- Born: 11 February 1938 Celle, Germany
- Education: Braunschweig University of Technology
- Known for: number theory, combinatorics, and discrete geometry
- Awards: Euler Medal (2007)
- Scientific career
- Fields: Mathematics
- Workplaces: Braunschweig University of Technology
- Doctoral advisor: Hans-Joachim Kanold

= Heiko Harborth =

German mathematician

Heiko Harborth (born 11 February 1938, in Celle, Germany) is Professor of Mathematics at Braunschweig University of Technology, 1975–present, and author of more than 188 mathematical publications. His work is mostly in the areas of number theory, combinatorics and discrete geometry, including graph theory.

== Career ==
Harborth has been an instructor or professor at Braunschweig University of Technology since studying there and receiving his PhD in 1965 under Hans-Joachim Kanold. Harborth is a member of the New York Academy of Sciences, Braunschweigische Wissenschaftliche Gesellschaft, the Institute of Combinatorics and its Applications, and many other mathematical societies. Harborth currently sits on the editorial boards of Fibonacci Quarterly, Geombinatorics, Integers: Electronic Journal of Combinatorial Number Theory. He served as an editor of Mathematische Semesterberichte from 1988 to 2001. Harborth was a joint recipient (with Stephen Milne) of the 2007 Euler Medal.

== Mathematical work ==

The Harborth Graph.

Harborth's research ranges across the subject areas of combinatorics, graph theory, discrete geometry, and number theory. In 1974, Harborth solved the unit coin graph problem, determining the maximum number of edges possible in a unit coin graph on n vertices. In 1986, Harborth presented the graph that would bear his name, the Harborth graph. It is the smallest known example of a 4-regular matchstick graph. It has 104 edges and 52 vertices.

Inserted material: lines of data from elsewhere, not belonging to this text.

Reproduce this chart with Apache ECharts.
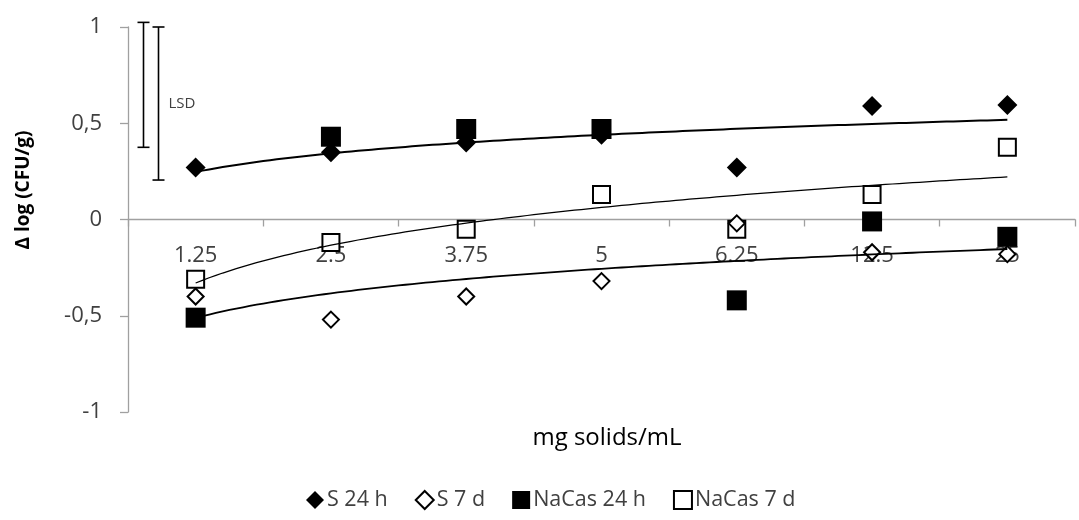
<!DOCTYPE html>
<html>
<head>
<meta charset="utf-8">
<script src="https://cdn.jsdelivr.net/npm/echarts@6/dist/echarts.min.js"></script>
<style>html,body{margin:0;padding:0;background:#fff}#c{width:1079px;height:520px}</style>
</head>
<body>
<div id="c"></div>
<script>
const categories = ['1.25', '2.5', '3.75', '5', '6.25', '12.5', '25'];
const s24h = [0.27, 0.35, 0.40, 0.44, 0.27, 0.59, 0.595];
const s7d = [-0.40, -0.52, -0.40, -0.32, -0.02, -0.17, -0.18];
const nacas24h = [-0.51, 0.43, 0.47, 0.47, -0.42, -0.01, -0.09];
const nacas7d = [-0.31, -0.12, -0.05, 0.13, -0.05, 0.13, 0.375];
const yMin = -1, yMax = 1, yStep = 0.5;
const lsdX = [0.61, 0.72];
const lsdLow = [0.375, 0.205];
const lsdHigh = [1.024, 1.0];
const lsdText = ['', 'LSD'];

// Excel-style logarithmic trendline (x = 1..n)
function logTrend(vals) {
  const n = vals.length;
  const lx = vals.map((v, i) => Math.log(i + 1));
  const mx = lx.reduce((a, b) => a + b, 0) / n;
  const my = vals.reduce((a, b) => a + b, 0) / n;
  let sxy = 0, sxx = 0;
  for (let i = 0; i < n; i++) { sxy += (lx[i] - mx) * (vals[i] - my); sxx += (lx[i] - mx) ** 2; }
  const a = sxy / sxx, b = my - a * mx;
  const pts = [];
  for (let k = 0; k <= 120; k++) { const t = 1 + (n - 1) * k / 120; pts.push([t, a * Math.log(t) + b]); }
  return pts;
}

const txt = '#404040';
const axisCol = '#a0a0a0';
const font = "'Open Sans', 'Noto Sans', sans-serif";
const gridTop = 27, gridBottom = 108, H = 520;
const plotH = H - gridTop - gridBottom;
// shift category axis from bottom of grid to the y = 0 line
const zeroOffset = -plotH * (0 - yMin) / (yMax - yMin);
const chart = echarts.init(document.getElementById('c'));

function trendSeries(vals, w) {
  return {
    type: 'line', xAxisIndex: 1, data: logTrend(vals), showSymbol: false, symbol: 'none',
    lineStyle: { color: '#000', width: w }, z: 6, silent: true, animation: false
  };
}

chart.setOption({
  animation: false,
  textStyle: { fontFamily: font },
  grid: { left: 128, right: 4, top: gridTop, bottom: gridBottom },
  legend: {
    left: 301, top: 484, itemGap: 27, itemWidth: 18, itemHeight: 18,
    textStyle: { fontSize: 21.5, color: txt, fontFamily: font, padding: [0, 0, 0, -2] },
    data: [
      { name: 'S 24 h', icon: 'diamond', itemStyle: { color: '#000', borderWidth: 0, opacity: 1 } },
      { name: 'S 7 d', icon: 'diamond', itemStyle: { color: '#fff', borderColor: '#000', borderWidth: 2, opacity: 1 } },
      { name: 'NaCas 24 h', icon: 'rect', itemStyle: { color: '#000', borderWidth: 0, opacity: 1 } },
      { name: 'NaCas 7 d', icon: 'rect', itemStyle: { color: '#fff', borderColor: '#000', borderWidth: 2, opacity: 1 } }
    ]
  },
  xAxis: [
    {
      type: 'category', data: categories, boundaryGap: true, position: 'bottom', offset: zeroOffset,
      axisLine: { onZero: false, lineStyle: { color: axisCol, width: 1.3 } },
      axisTick: { show: true, length: 7, lineStyle: { color: axisCol, width: 1.3 } },
      axisLabel: { color: txt, fontSize: 22, margin: 25, fontFamily: font },
      splitLine: { show: false }
    },
    { type: 'value', min: 0.5, max: 7.5, show: false }
  ],
  yAxis: {
    type: 'value', min: yMin, max: yMax, interval: yStep,
    axisLine: { show: true, onZero: false, lineStyle: { color: axisCol, width: 1.3 } },
    axisTick: { show: true, length: 8, lineStyle: { color: axisCol, width: 1.3 } },
    axisLabel: { color: txt, fontSize: 22, margin: 26, fontFamily: font,
      formatter: v => String(v).replace('.', ',') },
    splitLine: { show: false }
  },
  graphic: [
    { type: 'text', x: 24, y: 190, rotation: Math.PI / 2,
      style: { text: 'Δ log (CFU/g)', fontSize: 19, fontWeight: 'bold', fill: '#000', fontFamily: font,
        textAlign: 'center', textVerticalAlign: 'middle' } },
    { type: 'text', x: 607, y: 438,
      style: { text: 'mg solids/mL', fontSize: 24, fill: '#000', fontFamily: font,
        textAlign: 'center', textVerticalAlign: 'middle' } }
  ],
  series: [
    { name: 'S 24 h', type: 'scatter', data: s24h, symbol: 'diamond', symbolSize: 20,
      itemStyle: { color: '#000', opacity: 1 }, z: 3 },
    { name: 'S 7 d', type: 'scatter', data: s7d, symbol: 'diamond', symbolSize: 16,
      itemStyle: { color: '#fff', borderColor: '#000', borderWidth: 2, opacity: 1 }, z: 4 },
    { name: 'NaCas 24 h', type: 'scatter', data: nacas24h, symbol: 'rect', symbolSize: 20,
      itemStyle: { color: '#000', opacity: 1 }, z: 3 },
    { name: 'NaCas 7 d', type: 'scatter', data: nacas7d, symbol: 'rect', symbolSize: 17,
      itemStyle: { color: '#fff', borderColor: '#000', borderWidth: 2, opacity: 1 }, z: 2 },
    trendSeries(s24h, 2),
    trendSeries(s7d, 1.8),
    trendSeries(nacas7d, 1.25),
    {
      type: 'custom', xAxisIndex: 1, z: 6, silent: true,
      data: lsdX.map((x, i) => [x, lsdLow[i], lsdHigh[i]]),
      renderItem: function (params, api) {
        const top = api.coord([api.value(0), api.value(2)]);
        const bot = api.coord([api.value(0), api.value(1)]);
        const x = Math.round(top[0]) + 0.5, cw = 6;
        const st = { stroke: '#000', lineWidth: 1.6 };
        const children = [
          { type: 'line', shape: { x1: x, y1: top[1], x2: x, y2: bot[1] }, style: st },
          { type: 'line', shape: { x1: x - cw, y1: top[1], x2: x + cw, y2: top[1] }, style: st },
          { type: 'line', shape: { x1: x - cw, y1: bot[1], x2: x + cw, y2: bot[1] }, style: st }
        ];
        const t = lsdText[params.dataIndex];
        if (t) children.push({ type: 'text', x: x + 10, y: (top[1] + bot[1]) / 2,
          style: { text: t, fontSize: 15, fill: txt, fontFamily: font, textVerticalAlign: 'middle' } });
        return { type: 'group', children: children };
      }
    }
  ]
});
</script>
</body>
</html>
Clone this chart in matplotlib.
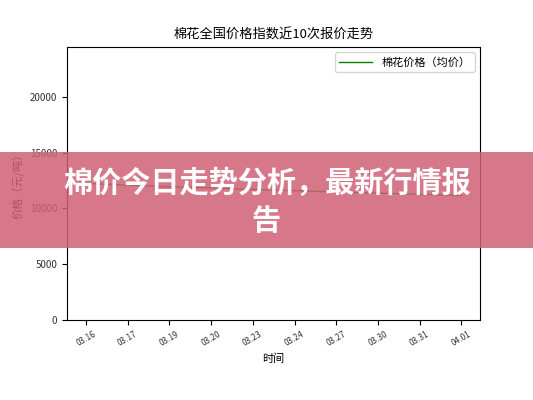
import matplotlib.pyplot as plt
from matplotlib.patches import Rectangle

plt.rcParams['font.family'] = ['Noto Sans CJK SC', 'DejaVu Sans']

fechas = ['03.16', '03.17', '03.19', '03.20', '03.23', '03.24', '03.27', '03.30', '03.31', '04.01']
precios = [12250, 12100, 11950, 11850, 11700, 11600, 11480, 11380, 11270, 11180]

fig = plt.figure(figsize=(5.33, 4.0), dpi=100)
ax = fig.add_axes([0.126, 0.2, 0.775, 0.683])

ax.plot(range(len(fechas)), precios, color='green', linewidth=1, label='棉花价格（均价）')
ax.set_ylim(0, max(precios) * 2)
ax.set_xticks(range(len(fechas)))
ax.set_xticklabels(fechas, rotation=30, fontsize=6, color='#333333')
ax.tick_params(axis='y', labelsize=7, labelcolor='#333333')
ax.set_title('棉花全国价格指数近10次报价走势', fontsize=9.5)
ax.set_xlabel('时间', fontsize=8)
ax.set_ylabel('价格（元/吨）', fontsize=8)
ax.legend(loc='upper right', fontsize=8, handlelength=3)

# banda superpuesta con el titular
fig.patches.append(Rectangle((0, 0.38), 1, 0.24, transform=fig.transFigure,
                             facecolor=(207/255, 96/255, 118/255), alpha=0.85, zorder=10))
fig.text(0.5, 0.542, '棉价今日走势分析，最新行情报', ha='center', va='center',
         fontsize=21, fontweight='heavy', color='white', zorder=11)
fig.text(0.5, 0.447, '告', ha='center', va='center',
         fontsize=21, fontweight='heavy', color='white', zorder=11)

plt.savefig('out.png', dpi=100)
plt.close()
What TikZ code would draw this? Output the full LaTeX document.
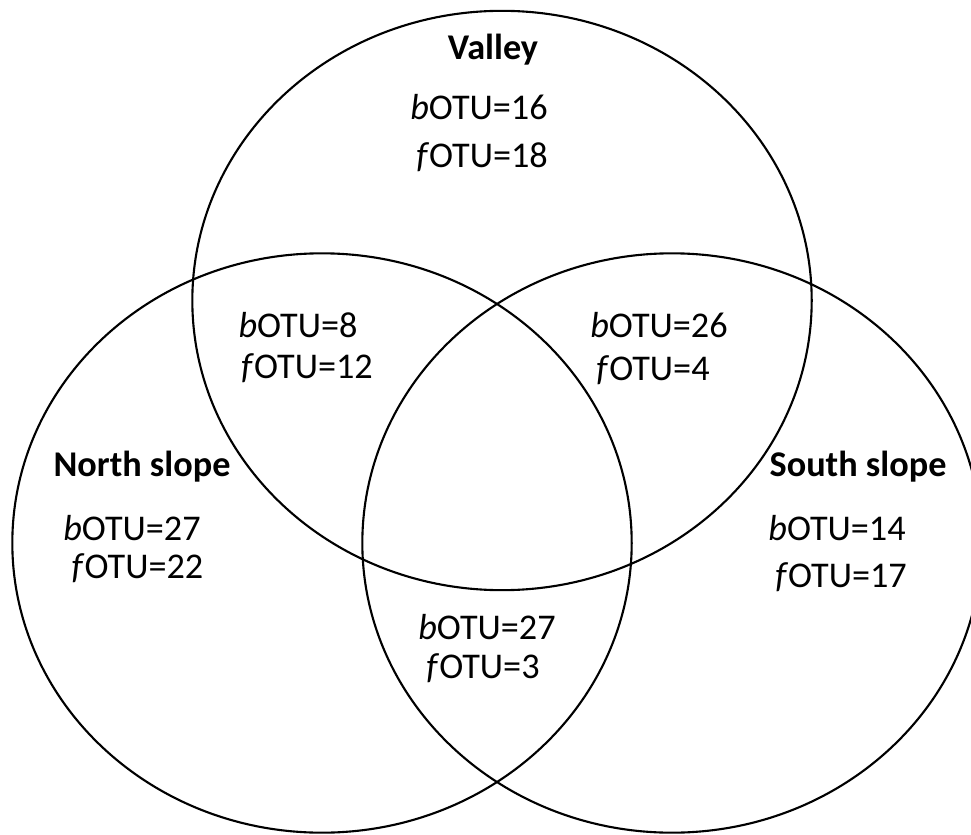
\documentclass[tikz,border=0pt]{standalone}
\usepackage{fontspec}
\setmainfont{Carlito}
\usepackage{tikz}

\tikzset{
    setline/.style={line width=0.6pt},
    setname/.style={font=\fontsize{10.3}{12}\selectfont\bfseries},
    otucount/.style={font=\fontsize{10.3}{12}\selectfont},
}
\newcommand{\bcount}[1]{\textit{b}OTU=#1}
\newcommand{\fcount}[1]{\textit{f}OTU=#1}

\begin{document}
\begin{tikzpicture}[x=0.01cm, y=-0.01cm]
    % 0. Frame of the picture (the right set runs past the edge)
    \useasboundingbox (0,0) rectangle (971,834);
    \clip (0,0) rectangle (971,834);

    % 1. The three sets
    \draw[setline] (502,300.5) ellipse [x radius=3.095cm, y radius=2.895cm]; % Valley
    \draw[setline] (322,543) ellipse [x radius=3.095cm, y radius=2.895cm];   % North slope
    \draw[setline] (672,543) ellipse [x radius=3.095cm, y radius=2.895cm];   % South slope

    % 2. Valley only
    \node[setname] (valley) at (493,50) {Valley};
    \node[otucount] (valleyb) at (479,107) {\bcount{16}};
    \node[otucount] (valleyf) at (482,157) {\fcount{18}};

    % 3. North slope only
    \node[setname] (north) at (142,467) {North slope};
    \node[otucount] (northb) at (132,528) {\bcount{27}};
    \node[otucount] (northf) at (137.5,568) {\fcount{22}};

    % 4. South slope only
    \node[setname] (south) at (858,467) {South slope};
    \node[otucount] (southb) at (837,528) {\bcount{14}};
    \node[otucount] (southf) at (841,577) {\fcount{17}};

    % 5. Overlaps of two sets
    % Valley and North slope
    \node[otucount] (vnb) at (298,325) {\bcount{8}};
    \node[otucount] (vnf) at (307,368) {\fcount{12}};
    % Valley and South slope
    \node[otucount] (vsb) at (659,325) {\bcount{26}};
    \node[otucount] (vsf) at (653,370) {\fcount{4}};
    % North slope and South slope
    \node[otucount] (nsb) at (487,627) {\bcount{27}};
    \node[otucount] (nsf) at (483,668) {\fcount{3}};

\end{tikzpicture}
\end{document}
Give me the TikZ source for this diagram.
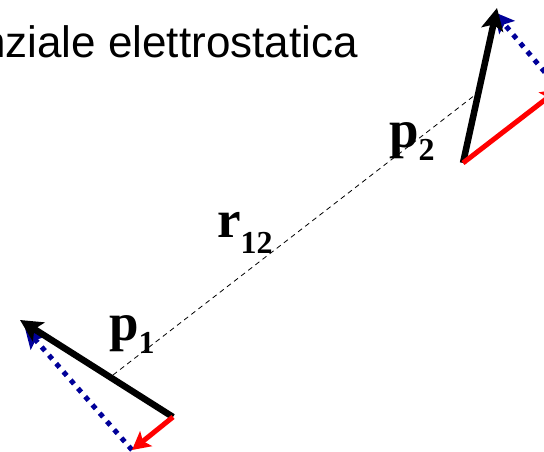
\documentclass[tikz,border=0pt]{standalone}
\usepackage{fontspec}
\setmainfont{Liberation Serif}
\newfontfamily\arialfont{Liberation Sans}
\usetikzlibrary{arrows.meta}
\definecolor{dipblue}{RGB}{0,0,153}
\newcommand{\lowsub}[2]{\raisebox{-#1pt}{\fontsize{32}{32}\selectfont #2}}
\begin{document}
\begin{tikzpicture}[x=1pt,y=-1pt,
  dip/.style={line width=6.5pt, -{Stealth[length=22pt,width=22pt,inset=5pt]}},
  comp/.style={red, line width=5pt, -{Stealth[length=18pt,width=19pt,inset=4pt]}},
  perp/.style={dipblue, line width=5pt, dash pattern=on 5pt off 6pt, -{Stealth[length=20pt,width=20pt,inset=4pt]}},
  sep/.style={line width=0.8pt, dash pattern=on 5pt off 4pt},
  lab/.style={font=\fontsize{53}{53}\selectfont\bfseries, inner sep=0pt, anchor=base west},
  ttl/.style={font=\arialfont\fontsize{44}{44}\selectfont, inner sep=0pt, anchor=base east}]
\useasboundingbox (0,0) rectangle (544,452);
% title
\node[ttl] (title) at (358,58) {nziale elettrostatica};
% points
\coordinate (a1) at (173,417);
\coordinate (b1) at (20,320);
\coordinate (c1) at (132,450);
\coordinate (d1) at (25,328);
\coordinate (a2) at (463,163);
\coordinate (b2) at (497,8);
\coordinate (c2) at (559,89);
\coordinate (d2) at (494,12);
\coordinate (m1) at (113,375);
\coordinate (m2) at (475,95);
% separation
\draw[sep] (m1) -- (m2);
% dipole 1
\draw[perp] (c1) -- (d1);
\draw[dip] (a1) -- (b1);
\draw[comp] (a1) -- (c1);
% dipole 2
\draw[perp] (c2) -- (d2);
\draw[dip] (a2) -- (b2);
\draw[comp] (a2) -- (c2);
% labels
\node[lab] (p1) at (109,340) {p\lowsub{13}{1}};
\node[lab] (p2) at (389,147) {p\lowsub{13}{2}};
\node[lab] (r12) at (217,237) {r\lowsub{16}{12}};
\end{tikzpicture}
\end{document}
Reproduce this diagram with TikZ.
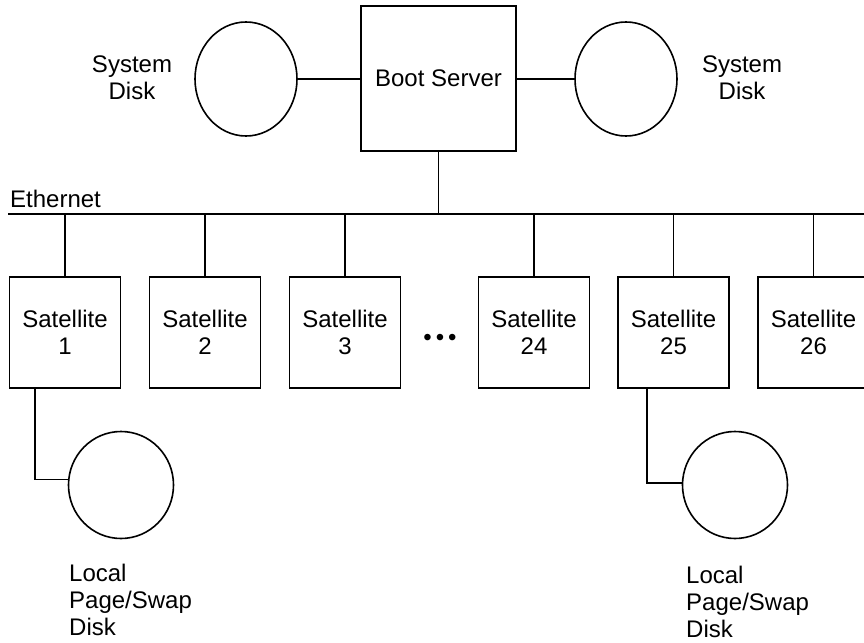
\documentclass[tikz,border=0pt]{standalone}
\usepackage{fontspec}
\setmainfont{Liberation Sans}
\usetikzlibrary{shapes.geometric}
\begin{document}
\begin{tikzpicture}[x=1pt,y=-1pt,
  every node/.style={font=\fontsize{24}{27}\selectfont, inner sep=0pt},
  ln/.style={line width=1.8pt, line join=miter},
  satbox/.style={draw, line width=1.8pt, minimum width=111pt, minimum height=111pt, align=center},
  disk/.style={draw, line width=1.6pt, ellipse},
  lbl/.style={align=center},
  lbll/.style={align=left, anchor=north west}]
\useasboundingbox (0,0) rectangle (864,642);
\clip (0,0) rectangle (864,642);
% boot server and system disks
\node[satbox, minimum width=155pt, minimum height=145pt] (boot) at (438.5,78.5) {Boot Server};
\node[disk, minimum width=102pt, minimum height=114pt] (sdl) at (246,79) {};
\node[disk, minimum width=102pt, minimum height=114pt] (sdr) at (626,79) {};
\node[lbl] (sdlt) at (132,78) {System\\Disk};
\node[lbl] (sdrt) at (742,78) {System\\Disk};
\draw[ln] (sdl.east) -- (sdl.east -| boot.west);
\draw[ln] (boot.east |- sdr.west) -- (sdr.west);
% ethernet
\coordinate (ethA) at (8,214);
\coordinate (ethB) at (870,214);
\draw[ln] (ethA) -- (ethB);
\node[anchor=base west] (etht) at (10,207) {Ethernet};
\draw[ln] (boot.south) -- (boot.south |- ethA);
% satellites
\node[satbox] (s1) at (65,332.5) {Satellite\\1};
\node[satbox] (s2) at (205,332.5) {Satellite\\2};
\node[satbox] (s3) at (345,332.5) {Satellite\\3};
\node (dots) at (440,340) {\textbullet\,\textbullet\,\textbullet};
\node[satbox] (s24) at (534,332.5) {Satellite\\24};
\node[satbox] (s25) at (673.5,332.5) {Satellite\\25};
\node[satbox] (s26) at (813.5,332.5) {Satellite\\26};
\foreach \s in {s1,s2,s3,s24,s25,s26}{
  \draw[ln] (\s.north) -- (\s.north |- ethA);
}
% local disks
\node[disk, minimum width=105pt, minimum height=107pt] (ld1) at (121,485) {};
\node[disk, minimum width=105pt, minimum height=107pt] (ld2) at (735,485) {};
\coordinate (d1) at (35,388);
\coordinate (d25) at (647,388);
\draw[ln] (d1) |- (ld1.174);
\draw[ln] (d25) |- (ld2.178);
\node[lbll] (ld1t) at (69,564) {Local\\Page/Swap\\Disk};
\node[lbll] (ld2t) at (686,566) {Local\\Page/Swap\\Disk};
\end{tikzpicture}
\end{document}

In connection with the happy ending problem, Harborth showed that, for every finite set of ten or more points in general position in the plane, some five of them form a convex pentagon that does not contain any of the other points.

Harborth's conjecture posits that every planar graph admits a straight-line embedding in the plane where every edge has integer length. This open question (As of 2014) is a stronger version of Fáry's theorem. It is known to be true for cubic graphs.

In number theory, the Stolarsky-Harborth constant is named for Harborth, along with Kenneth Stolarsky.

== Private life ==
Harborth married Karin Reisener in 1961, and they had two children. He was widowed in 1980. In 1985 he married Bärbel Peter and with her has three stepchildren.